A comprehensive study of structural, dielectric, electrical, thermal, and optical properties of Na/W co-doped BiMnO3 complex electroceramic; (Bi1/2Na1/2)(Mn1/2W1/2)O3

Abstract

In this report, we present the fabrication through the solid-state method and subsequent characterization (structural, electrical, optical, and thermal properties) of a lead-free Na/W modified complex BiMnO₃ ceramic of a chemical composition (Bi_1/2Na_1/2)(Mn_1/2W_1/2)O₃. The structural analysis, including the determination of structure and lattice parameters, was performed using X-ray diffraction data, revealing a monoclinic crystal structure of the material.

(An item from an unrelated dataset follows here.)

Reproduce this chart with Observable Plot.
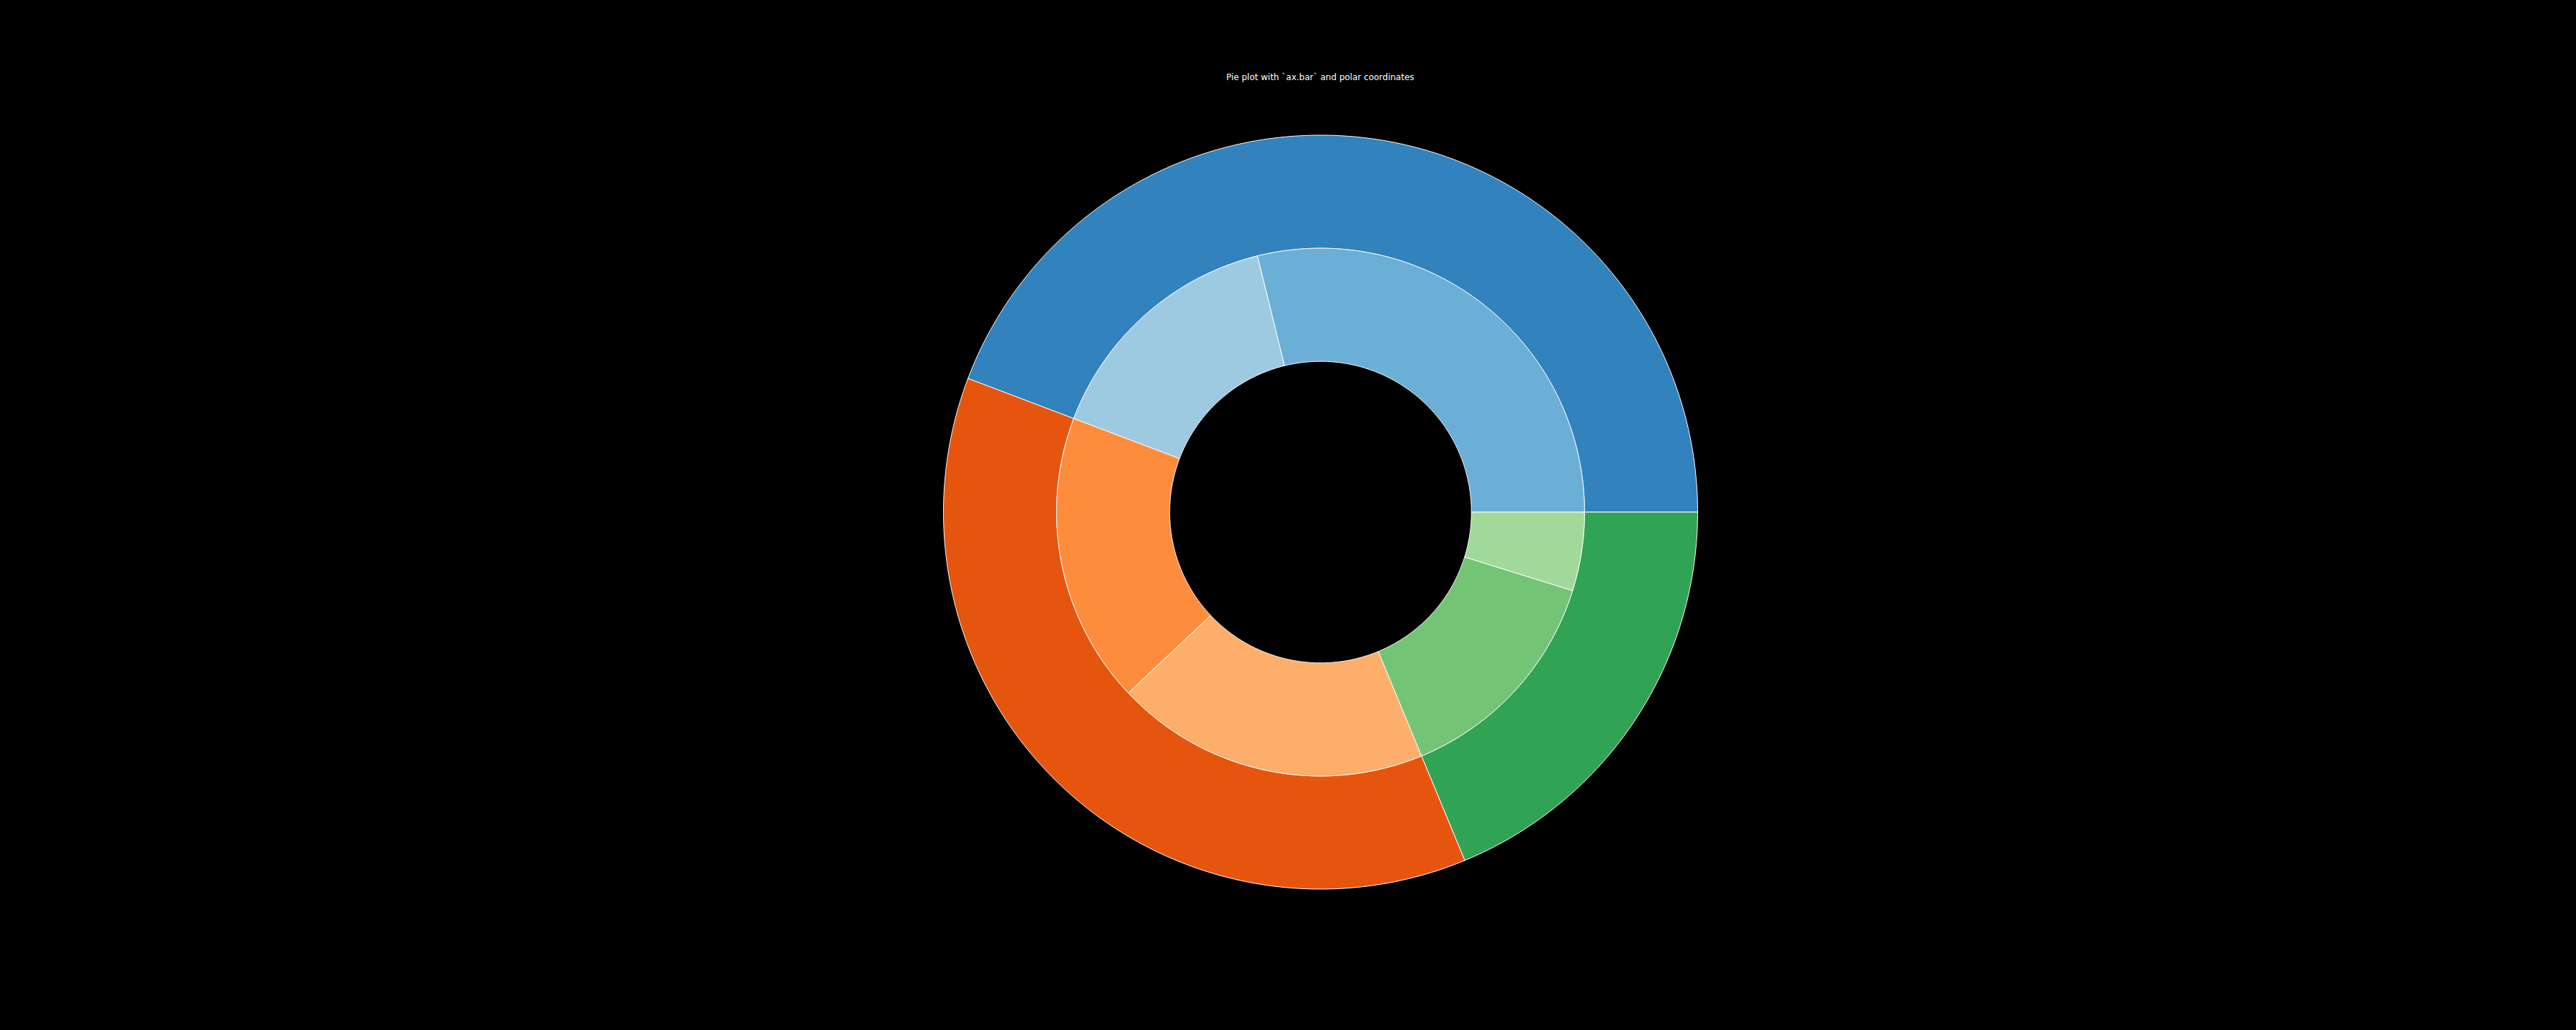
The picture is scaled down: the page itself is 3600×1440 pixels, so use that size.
<!DOCTYPE html>
<html>
<head>
<meta charset="utf-8">
<script src="https://cdn.jsdelivr.net/npm/d3@7"></script>
<script src="https://cdn.jsdelivr.net/npm/@observablehq/plot@0.6"></script>
<style>
  html, body { margin: 0; padding: 0; background: #000; }
  #wrap { position: relative; width: 3600px; height: 1440px; background: #000; }
  #title { position: absolute; top: 101px; left: 1845px; transform: translateX(-50%);
           font-family: "DejaVu Sans", sans-serif; font-size: 12px; line-height: 14px;
           color: #fff; white-space: nowrap; }
  svg { display: block; }
</style>
</head>
<body>
<div id="wrap">
  <div id="title">Pie plot with `ax.bar` and polar coordinates</div>
</div>
<script>
// Nested pie values: each group has two sub-values
const groups = ["A", "B", "C"];
const valsFirst = [60, 37, 29];
const valsSecond = [32, 40, 10];
const outerColors = ["#3182bd", "#e6550d", "#31a354"];
const innerColors = ["#6baed6", "#9ecae1", "#fd8d3c", "#fdae6b", "#74c476", "#a1d99b"];
const ringSize = 0.3;

const outerValues = groups.map((g, i) => valsFirst[i] + valsSecond[i]);
const innerValues = groups.flatMap((g, i) => [valsFirst[i], valsSecond[i]]);
const total = d3.sum(outerValues);

function wedges(values, colors, r0, r1, prefix) {
  let acc = 0;
  return values.map((v, i) => {
    const a0 = acc / total * 2 * Math.PI;
    acc += v;
    const a1 = acc / total * 2 * Math.PI;
    return {id: prefix + i, a0, a1, r0, r1, color: colors[i]};
  });
}

function polygon(w) {
  const pts = [];
  const n = Math.max(8, Math.ceil((w.a1 - w.a0) / (2 * Math.PI) * 720));
  for (let k = 0; k <= n; k++) {
    const a = w.a0 + (w.a1 - w.a0) * k / n;
    pts.push({x: w.r1 * Math.cos(a), y: w.r1 * Math.sin(a)});
  }
  for (let k = n; k >= 0; k--) {
    const a = w.a0 + (w.a1 - w.a0) * k / n;
    pts.push({x: w.r0 * Math.cos(a), y: w.r0 * Math.sin(a)});
  }
  pts.push(pts[0]);
  return pts;
}

const allWedges = [
  ...wedges(outerValues, outerColors, 1 - ringSize, 1, "o"),
  ...wedges(innerValues, innerColors, 1 - 2 * ringSize, 1 - ringSize, "i")
];

const marks = allWedges.map(w =>
  Plot.line(polygon(w), {x: "x", y: "y", fill: w.color, stroke: "#ffffff", strokeWidth: 1, strokeLinejoin: "miter", curve: "linear"})
);

const cx = 1845, cy = 715.5, R = 527;
const chart = Plot.plot({
  width: 3600,
  height: 1440,
  marginLeft: cx - R,
  marginRight: 3600 - (cx + R),
  marginTop: cy - R,
  marginBottom: 1440 - (cy + R),
  x: {domain: [-1, 1], axis: null},
  y: {domain: [-1, 1], axis: null},
  style: {background: "#000", color: "#fff"},
  marks
});
document.getElementById("wrap").appendChild(chart);
</script>
</body>
</html>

Additional insights into its vibrational properties were obtained through Raman spectroscopy and Fourier Transform Infrared spectrum. The electronic behaviour of the prepared sample was investigated using photoluminescence (PL). Scanning electron microscope analysis revealed a uniform distribution of grains. The energy-dispersive X-ray study confirmed compositional uniformity. Furthermore, a comprehensive analysis of dielectric properties, impedance, modulus, and conductivity was carried out over a range of frequencies (1 kHz – 1 MHz) and temperatures (25 °C – 500 °C) to understand the Maxwell–Wagner type of dielectric dispersion, relaxation, and transport mechanisms. The Nyquist plots and the temperature-dependent conductivity data exhibited a negative temperature coefficient of resistance behavior. The modulus data indicated a scaling nature, indicative of non-Debye type relaxation. Additionally, the study of polarization with an electric field suggested the possibility of a ferroelectric behavior of the material.